As for how much capital should go into continued exploration, considering how much ore has already been outlined, Taylor is ambivalent.
"We can do it or not," he says. "The region likes to see activity at the site, and without exploration, there wouldn’t be much activity."
The statement points to how much the company values community relations, and how well it has done on that front.
The two impact-benefit agreements signed in 2011 cover the community of Nahanni Butte —which is the closest community to the mine, at 90 km southeast — and Fort Simpson, 150 km west.
Signing the deals was a testament to the strong community relations team that Canadian Zinc has assembled. Taylor gives much of the credit to Wilbert Antoine, an elder and member of the Liidlii Kue First Nation, who has 40 years of experience in the mining industry. Antoine is the company’s manager of northern development.
Coinciding with the improved community relations is Bob McLeod’s tenure as premier of the Northwest Territories. McLeod, who was elected in 2011, is considered one of the most dynamic premiers in terms of supporting northern development.
Such an improved business environment makes Taylor optimistic. "There are more challenges behind us than ahead of us, now," he says.
It’s been a tough road for the company to get where it is today. The usual technical challenges of outlining a deposit and planning a mine have been compounded by the project’s location, and being in a remote area makes the Prairie Creek project especially susceptible to ill-formed opinions from the public. If an average citizen in Calgary or Halifax reads that a company plans to build a mine near a National Park, he or she would be concerned.
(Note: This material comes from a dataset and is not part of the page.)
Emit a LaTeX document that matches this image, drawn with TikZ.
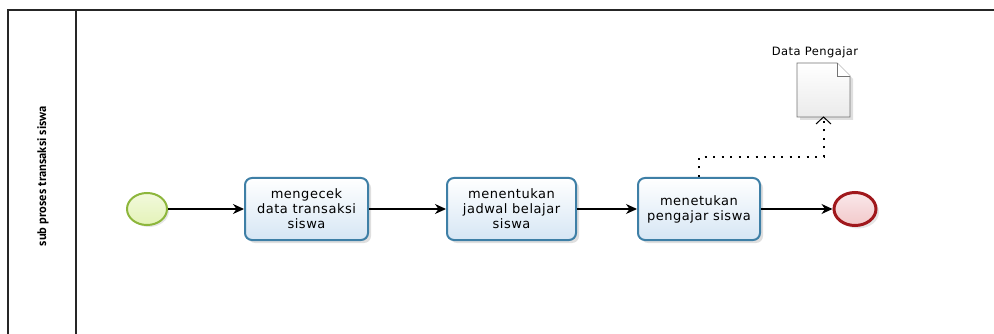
\documentclass[tikz,border=0pt]{standalone}
\usepackage{fontspec}
\setmainfont{DejaVu Sans}
\newfontfamily\taskfont[LetterSpace=4]{DejaVu Sans}
\newfontfamily\lanefont{PT Sans}
\usetikzlibrary{arrows.meta,shapes.geometric,shadows,positioning}
\definecolor{taskborder}{HTML}{3E7FA6}
\definecolor{taskfill}{HTML}{D6E6F4}
\definecolor{startborder}{HTML}{8DB63C}
\definecolor{startfill}{HTML}{E4F3B8}
\definecolor{endborder}{HTML}{A0181C}
\definecolor{endfill}{HTML}{F2C8CA}
\tikzset{
  taskbox/.style={draw=taskborder, line width=2pt, rounded corners=7pt,
    top color=white, bottom color=taskfill, align=center,
    minimum height=62pt, inner sep=2pt,
    font=\taskfont\fontsize{13}{15}\selectfont,
    drop shadow={shadow xshift=3pt, shadow yshift=-3pt, opacity=0.25, fill=gray}},
  startev/.style={ellipse, draw=startborder, line width=2pt, minimum width=40pt, minimum height=32pt,
    inner sep=0pt, top color=white!50!startfill, bottom color=startfill,
    drop shadow={shadow xshift=2pt, shadow yshift=-2pt, opacity=0.2, fill=gray}},
  endev/.style={ellipse, draw=endborder, line width=3pt, minimum width=42pt, minimum height=33pt,
    inner sep=0pt, top color=white!60!endfill, bottom color=endfill,
    drop shadow={shadow xshift=3pt, shadow yshift=-3pt, opacity=0.2, fill=gray}},
  flow/.style={draw=black, line width=1.1pt, -{Stealth[length=11pt,width=10pt,inset=3.5pt]}},
  assoc/.style={draw=black, line width=2pt, dash pattern=on 2pt off 6.5pt},
  lane/.style={draw=black!85, line width=1.2pt},
}
\begin{document}
\begin{tikzpicture}[x=1pt,y=-1pt]
\useasboundingbox (0,0) rectangle (994,334);
% pool / lane
\draw[lane] (994,10) -- (8,10) -- (8,334);
\draw[lane] (76,10) -- (76,334);
\node[rotate=90, font=\lanefont\bfseries\fontsize{12.5}{14}\selectfont] (lanelabel) at (43,176) {sub proses transaksi siswa};

% events and tasks
\node[startev] (start) at (147,209) {};
\node[taskbox, minimum width=123pt] (t1) at (306.5,209) {mengecek\\data transaksi\\siswa};
\node[taskbox, minimum width=129pt] (t2) at (511.5,209) {menentukan\\jadwal belajar\\siswa};
\node[taskbox, minimum width=122pt] (t3) at (699,209) {menetukan\\pengajar siswa};
\node[endev] (end) at (855,209) {};

% data object
\path[fill=gray, opacity=0.25] (800,66) -- (840,66) -- (853,79) -- (853,120) -- (800,120) -- cycle;
\draw[draw=black!55, line width=0.8pt, top color=white, bottom color=black!8]
  (797,63) -- (837,63) -- (850,76) -- (850,117) -- (797,117) -- cycle;
\draw[draw=black!55, line width=0.8pt, fill=white] (837,63) -- (837,76) -- (850,76);
\coordinate (data) at (823.5,117);
\node[font=\taskfont\fontsize{11.5}{13}\selectfont] (datalabel) at (815,52) {Data Pengajar};

% flows
\draw[flow] (start) -- (t1);
\draw[flow] (t1) -- (t2);
\draw[flow] (t2) -- (t3);
\draw[flow] (t3) -- (end);

% association
\coordinate (a1) at (t3.north);
\coordinate (a2) at (699,157);
\coordinate (a3) at (823.5,157);
\draw[assoc] (a1) -- (a2) -- (a3) -- (data);
\draw[draw=black, line width=1pt] (816,124) -- (data) -- (831,124);
\end{tikzpicture}
\end{document}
But that kind of knee-jerk concern fails to consider that a facility has already been standing for 30 years, and that engineering has advanced to a level where a facility can be built that doesn’t degrade the surrounding environment.
With time and education, perceptions about building a mine near a treasured park are changing. Naysayers play to Canadians’ pride in pristine landscapes, but others argue that pride can also be drawn from Canadians’ mining expertise and environmental sensitivity that allows for the building of a mine that can contribute to the Far North’s economy without wrecking the surrounding land — a fine balance between engineering, economics and environmental stewardship not found just anywhere in the world.